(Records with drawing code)

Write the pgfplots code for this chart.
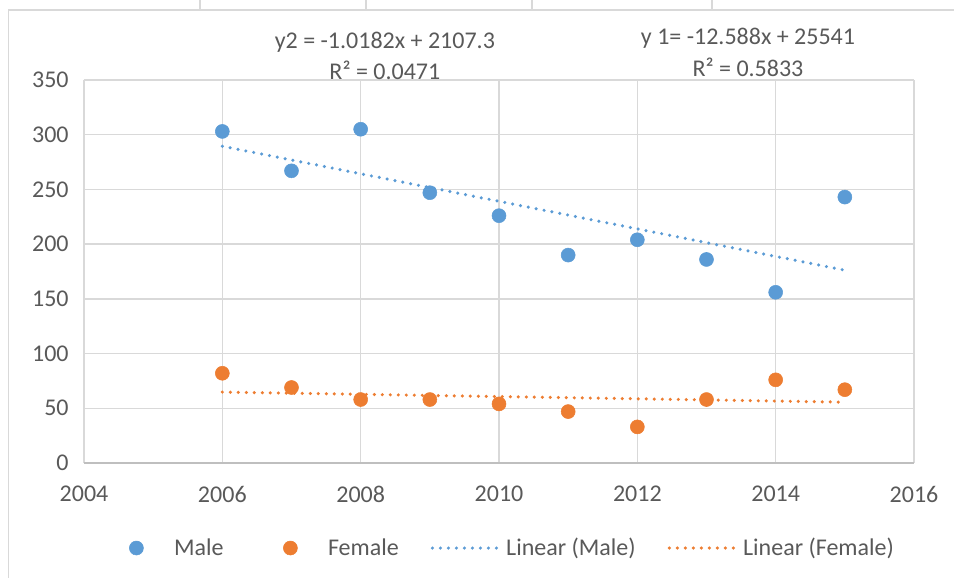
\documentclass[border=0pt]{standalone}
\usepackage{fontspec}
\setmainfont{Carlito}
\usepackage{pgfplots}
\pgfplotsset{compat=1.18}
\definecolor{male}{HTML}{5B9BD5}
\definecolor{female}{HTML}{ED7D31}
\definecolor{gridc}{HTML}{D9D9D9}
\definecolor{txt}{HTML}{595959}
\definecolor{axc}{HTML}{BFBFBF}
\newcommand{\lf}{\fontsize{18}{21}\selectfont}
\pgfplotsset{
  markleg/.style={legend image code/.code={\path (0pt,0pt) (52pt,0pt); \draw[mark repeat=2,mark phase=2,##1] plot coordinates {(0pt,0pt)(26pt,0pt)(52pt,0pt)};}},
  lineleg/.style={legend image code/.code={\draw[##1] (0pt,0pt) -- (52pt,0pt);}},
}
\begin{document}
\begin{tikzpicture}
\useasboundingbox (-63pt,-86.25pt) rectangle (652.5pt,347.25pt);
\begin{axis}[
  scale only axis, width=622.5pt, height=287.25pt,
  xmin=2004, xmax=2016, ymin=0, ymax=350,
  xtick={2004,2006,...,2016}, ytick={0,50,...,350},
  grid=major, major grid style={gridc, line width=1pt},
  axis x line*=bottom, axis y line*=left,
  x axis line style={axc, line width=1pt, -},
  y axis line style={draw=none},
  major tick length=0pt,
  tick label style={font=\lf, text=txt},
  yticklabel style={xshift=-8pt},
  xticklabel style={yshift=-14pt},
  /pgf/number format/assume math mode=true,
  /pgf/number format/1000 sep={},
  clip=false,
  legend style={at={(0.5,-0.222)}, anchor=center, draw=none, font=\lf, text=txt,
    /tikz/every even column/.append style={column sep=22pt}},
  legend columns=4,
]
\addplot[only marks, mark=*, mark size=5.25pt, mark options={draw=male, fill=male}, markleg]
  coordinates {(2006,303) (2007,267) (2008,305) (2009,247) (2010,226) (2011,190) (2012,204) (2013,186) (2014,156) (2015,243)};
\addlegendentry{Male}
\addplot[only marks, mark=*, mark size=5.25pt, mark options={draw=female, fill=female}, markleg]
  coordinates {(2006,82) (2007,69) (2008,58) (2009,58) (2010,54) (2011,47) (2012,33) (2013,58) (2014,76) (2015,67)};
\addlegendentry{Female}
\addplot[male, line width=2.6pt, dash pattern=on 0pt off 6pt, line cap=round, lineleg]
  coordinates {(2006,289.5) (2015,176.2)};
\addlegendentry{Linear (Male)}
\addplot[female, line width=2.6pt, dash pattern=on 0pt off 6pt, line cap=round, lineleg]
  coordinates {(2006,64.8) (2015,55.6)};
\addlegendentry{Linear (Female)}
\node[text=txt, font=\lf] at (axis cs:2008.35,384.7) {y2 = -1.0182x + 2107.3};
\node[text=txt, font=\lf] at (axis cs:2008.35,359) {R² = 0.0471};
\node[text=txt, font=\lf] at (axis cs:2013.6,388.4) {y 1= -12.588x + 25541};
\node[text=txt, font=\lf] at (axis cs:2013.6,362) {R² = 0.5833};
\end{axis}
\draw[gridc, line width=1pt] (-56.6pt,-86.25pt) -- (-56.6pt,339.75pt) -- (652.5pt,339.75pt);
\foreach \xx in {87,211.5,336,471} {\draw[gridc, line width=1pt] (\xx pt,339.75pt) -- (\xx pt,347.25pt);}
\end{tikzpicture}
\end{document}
--
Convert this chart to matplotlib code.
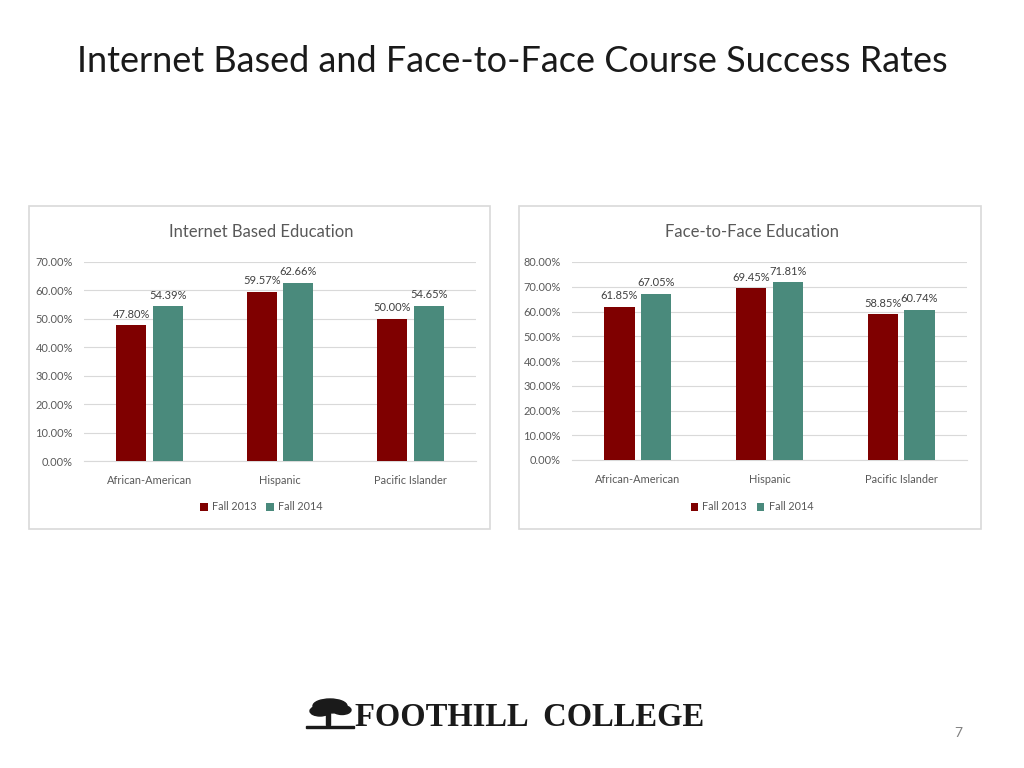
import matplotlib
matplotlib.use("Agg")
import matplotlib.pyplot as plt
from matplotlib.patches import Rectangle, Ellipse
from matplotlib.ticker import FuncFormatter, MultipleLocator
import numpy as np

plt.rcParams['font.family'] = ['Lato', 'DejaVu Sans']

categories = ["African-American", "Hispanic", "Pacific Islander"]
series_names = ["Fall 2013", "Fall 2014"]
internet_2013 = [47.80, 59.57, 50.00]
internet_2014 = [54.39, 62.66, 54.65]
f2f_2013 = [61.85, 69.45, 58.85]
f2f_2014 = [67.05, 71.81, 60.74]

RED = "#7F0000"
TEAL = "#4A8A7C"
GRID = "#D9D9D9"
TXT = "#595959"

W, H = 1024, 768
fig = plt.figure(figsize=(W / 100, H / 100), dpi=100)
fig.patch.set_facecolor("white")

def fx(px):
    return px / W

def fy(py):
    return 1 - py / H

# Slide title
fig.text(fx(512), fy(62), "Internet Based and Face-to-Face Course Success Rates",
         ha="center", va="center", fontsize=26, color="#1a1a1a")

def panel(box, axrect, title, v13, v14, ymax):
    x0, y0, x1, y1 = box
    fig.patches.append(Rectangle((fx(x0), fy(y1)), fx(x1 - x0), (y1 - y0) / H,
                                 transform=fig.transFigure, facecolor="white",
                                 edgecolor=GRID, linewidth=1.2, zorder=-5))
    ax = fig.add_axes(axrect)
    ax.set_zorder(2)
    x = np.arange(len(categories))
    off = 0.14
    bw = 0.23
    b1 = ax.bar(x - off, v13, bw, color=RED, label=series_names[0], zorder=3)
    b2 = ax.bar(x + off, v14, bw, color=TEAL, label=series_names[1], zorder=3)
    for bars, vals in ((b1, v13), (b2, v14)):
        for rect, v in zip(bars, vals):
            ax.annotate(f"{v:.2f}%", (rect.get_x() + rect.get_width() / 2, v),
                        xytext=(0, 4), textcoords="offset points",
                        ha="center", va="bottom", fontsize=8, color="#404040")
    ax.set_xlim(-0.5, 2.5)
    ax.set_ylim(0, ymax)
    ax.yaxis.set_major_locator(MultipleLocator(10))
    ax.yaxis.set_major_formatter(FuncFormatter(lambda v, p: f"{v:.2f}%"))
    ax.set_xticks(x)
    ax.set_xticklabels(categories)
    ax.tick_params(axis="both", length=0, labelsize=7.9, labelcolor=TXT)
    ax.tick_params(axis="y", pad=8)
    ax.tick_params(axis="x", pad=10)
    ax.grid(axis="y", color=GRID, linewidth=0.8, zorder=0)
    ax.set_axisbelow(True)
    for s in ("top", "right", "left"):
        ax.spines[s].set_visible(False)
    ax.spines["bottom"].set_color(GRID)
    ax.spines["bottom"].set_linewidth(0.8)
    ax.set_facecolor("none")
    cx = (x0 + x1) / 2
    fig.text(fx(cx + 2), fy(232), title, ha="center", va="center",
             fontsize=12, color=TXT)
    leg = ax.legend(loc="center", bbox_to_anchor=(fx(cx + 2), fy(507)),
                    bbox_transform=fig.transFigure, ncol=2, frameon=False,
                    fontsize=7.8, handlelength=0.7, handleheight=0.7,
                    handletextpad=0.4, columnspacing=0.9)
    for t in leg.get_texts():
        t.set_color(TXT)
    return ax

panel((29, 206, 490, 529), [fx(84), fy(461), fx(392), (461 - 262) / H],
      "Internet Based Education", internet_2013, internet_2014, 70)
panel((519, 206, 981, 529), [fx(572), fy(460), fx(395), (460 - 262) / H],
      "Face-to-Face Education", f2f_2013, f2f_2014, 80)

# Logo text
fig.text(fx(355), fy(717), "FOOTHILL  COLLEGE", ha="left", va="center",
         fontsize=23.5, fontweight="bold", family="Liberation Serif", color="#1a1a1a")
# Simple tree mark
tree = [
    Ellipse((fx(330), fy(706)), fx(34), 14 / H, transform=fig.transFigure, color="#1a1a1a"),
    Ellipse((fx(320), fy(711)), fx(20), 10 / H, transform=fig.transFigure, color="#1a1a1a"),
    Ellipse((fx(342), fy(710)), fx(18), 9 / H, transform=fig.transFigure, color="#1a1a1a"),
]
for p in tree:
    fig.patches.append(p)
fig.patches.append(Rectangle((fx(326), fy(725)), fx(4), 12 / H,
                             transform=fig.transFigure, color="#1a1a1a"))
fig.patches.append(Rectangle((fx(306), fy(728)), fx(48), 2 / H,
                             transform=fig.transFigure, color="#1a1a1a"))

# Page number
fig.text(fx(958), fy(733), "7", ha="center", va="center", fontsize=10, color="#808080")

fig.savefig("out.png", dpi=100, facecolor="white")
==
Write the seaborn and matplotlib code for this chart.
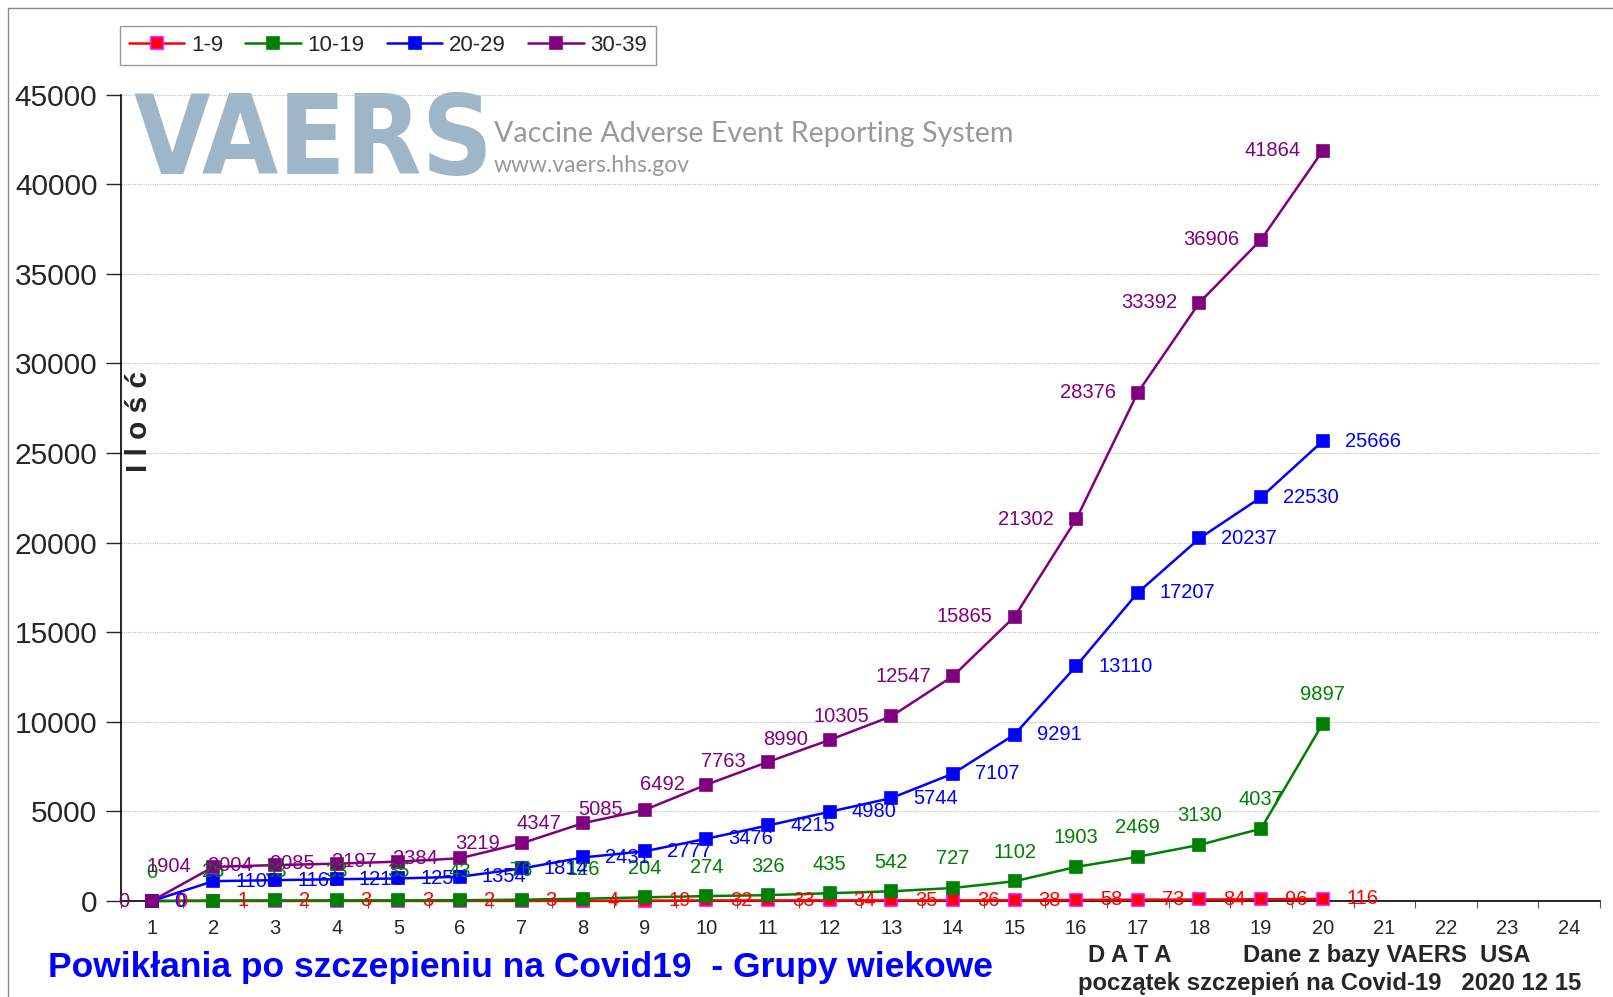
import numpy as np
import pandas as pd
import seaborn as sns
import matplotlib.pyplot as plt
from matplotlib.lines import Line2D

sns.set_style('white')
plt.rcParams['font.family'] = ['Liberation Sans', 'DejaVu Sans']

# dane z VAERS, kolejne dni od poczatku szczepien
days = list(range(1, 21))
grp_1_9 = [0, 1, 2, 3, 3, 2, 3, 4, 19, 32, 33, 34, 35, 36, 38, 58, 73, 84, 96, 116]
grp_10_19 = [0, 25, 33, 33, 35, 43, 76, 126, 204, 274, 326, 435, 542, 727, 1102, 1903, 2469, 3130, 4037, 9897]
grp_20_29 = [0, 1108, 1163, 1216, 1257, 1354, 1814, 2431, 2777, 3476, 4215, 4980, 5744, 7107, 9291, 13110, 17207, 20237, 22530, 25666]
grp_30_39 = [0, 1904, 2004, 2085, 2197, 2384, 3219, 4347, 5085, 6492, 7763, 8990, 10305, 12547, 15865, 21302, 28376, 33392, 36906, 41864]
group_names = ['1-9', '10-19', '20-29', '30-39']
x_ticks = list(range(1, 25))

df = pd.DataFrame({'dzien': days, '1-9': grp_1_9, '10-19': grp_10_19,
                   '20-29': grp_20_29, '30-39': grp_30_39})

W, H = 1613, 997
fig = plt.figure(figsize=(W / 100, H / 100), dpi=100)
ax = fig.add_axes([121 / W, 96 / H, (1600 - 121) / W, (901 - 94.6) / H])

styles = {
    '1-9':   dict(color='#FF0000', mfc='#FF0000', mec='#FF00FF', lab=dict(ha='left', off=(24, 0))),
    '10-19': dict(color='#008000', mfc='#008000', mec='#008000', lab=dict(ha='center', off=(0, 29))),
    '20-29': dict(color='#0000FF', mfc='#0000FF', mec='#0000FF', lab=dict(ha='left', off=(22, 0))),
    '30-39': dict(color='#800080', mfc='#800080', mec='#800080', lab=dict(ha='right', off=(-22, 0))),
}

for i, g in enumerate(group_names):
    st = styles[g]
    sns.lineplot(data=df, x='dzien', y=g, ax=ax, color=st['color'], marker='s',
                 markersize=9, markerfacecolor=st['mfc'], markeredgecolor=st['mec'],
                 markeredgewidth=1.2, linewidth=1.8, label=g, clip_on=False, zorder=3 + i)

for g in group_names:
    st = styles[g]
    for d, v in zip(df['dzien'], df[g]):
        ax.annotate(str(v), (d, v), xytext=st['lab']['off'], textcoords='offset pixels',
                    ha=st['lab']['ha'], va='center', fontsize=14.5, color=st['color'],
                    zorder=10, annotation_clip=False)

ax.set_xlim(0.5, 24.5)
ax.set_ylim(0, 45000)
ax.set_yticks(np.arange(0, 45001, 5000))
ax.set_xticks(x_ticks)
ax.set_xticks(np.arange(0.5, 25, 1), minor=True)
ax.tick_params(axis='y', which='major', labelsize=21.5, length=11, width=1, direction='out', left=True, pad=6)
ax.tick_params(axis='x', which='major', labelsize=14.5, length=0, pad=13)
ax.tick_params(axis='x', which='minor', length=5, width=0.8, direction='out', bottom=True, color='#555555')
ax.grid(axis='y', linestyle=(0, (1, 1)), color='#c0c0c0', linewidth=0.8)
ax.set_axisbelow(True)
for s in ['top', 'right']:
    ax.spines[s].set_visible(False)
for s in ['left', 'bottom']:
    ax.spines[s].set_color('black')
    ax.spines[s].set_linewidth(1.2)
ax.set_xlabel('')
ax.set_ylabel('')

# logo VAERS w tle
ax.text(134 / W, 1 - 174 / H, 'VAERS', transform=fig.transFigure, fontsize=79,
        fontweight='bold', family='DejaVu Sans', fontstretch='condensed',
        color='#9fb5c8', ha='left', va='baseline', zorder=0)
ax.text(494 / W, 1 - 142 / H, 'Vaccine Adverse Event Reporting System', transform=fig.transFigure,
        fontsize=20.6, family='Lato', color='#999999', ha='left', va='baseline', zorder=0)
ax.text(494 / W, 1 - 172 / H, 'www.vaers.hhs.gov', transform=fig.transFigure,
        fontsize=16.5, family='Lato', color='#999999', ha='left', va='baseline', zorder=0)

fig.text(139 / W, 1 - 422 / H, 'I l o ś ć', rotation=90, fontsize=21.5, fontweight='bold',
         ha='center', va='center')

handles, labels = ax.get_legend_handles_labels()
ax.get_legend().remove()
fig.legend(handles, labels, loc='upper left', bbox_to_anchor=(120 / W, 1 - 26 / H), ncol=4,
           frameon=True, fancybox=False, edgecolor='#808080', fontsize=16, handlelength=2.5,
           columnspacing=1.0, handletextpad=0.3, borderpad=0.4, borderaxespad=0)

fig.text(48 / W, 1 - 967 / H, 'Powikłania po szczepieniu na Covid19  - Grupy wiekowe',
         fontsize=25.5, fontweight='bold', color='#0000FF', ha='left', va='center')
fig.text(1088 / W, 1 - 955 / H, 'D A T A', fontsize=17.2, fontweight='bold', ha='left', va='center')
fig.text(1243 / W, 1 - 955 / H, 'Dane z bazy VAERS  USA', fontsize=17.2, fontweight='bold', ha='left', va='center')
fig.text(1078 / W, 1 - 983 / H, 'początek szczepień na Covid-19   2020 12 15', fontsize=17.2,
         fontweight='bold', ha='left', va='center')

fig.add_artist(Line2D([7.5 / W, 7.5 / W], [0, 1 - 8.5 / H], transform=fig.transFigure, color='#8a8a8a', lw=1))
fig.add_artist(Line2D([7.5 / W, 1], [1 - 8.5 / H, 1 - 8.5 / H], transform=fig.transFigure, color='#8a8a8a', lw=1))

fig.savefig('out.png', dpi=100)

## [PROBLEM DESCRIPTION]
Set down exactly the lines above, from the line containing "Convert this chart to matplotlib code." through the line containing "plt.rcParams['font.family'] = ['Lato', 'DejaVu". Skip the pictures.

## [WRITTEN RESPONSE]
Convert this chart to matplotlib code.
import matplotlib
matplotlib.use("Agg")
import matplotlib.pyplot as plt
from matplotlib.patches import Rectangle, Ellipse
from matplotlib.ticker import FuncFormatter, MultipleLocator
import numpy as np

plt.rcParams['font.family'] = ['Lato', 'DejaVu Sans']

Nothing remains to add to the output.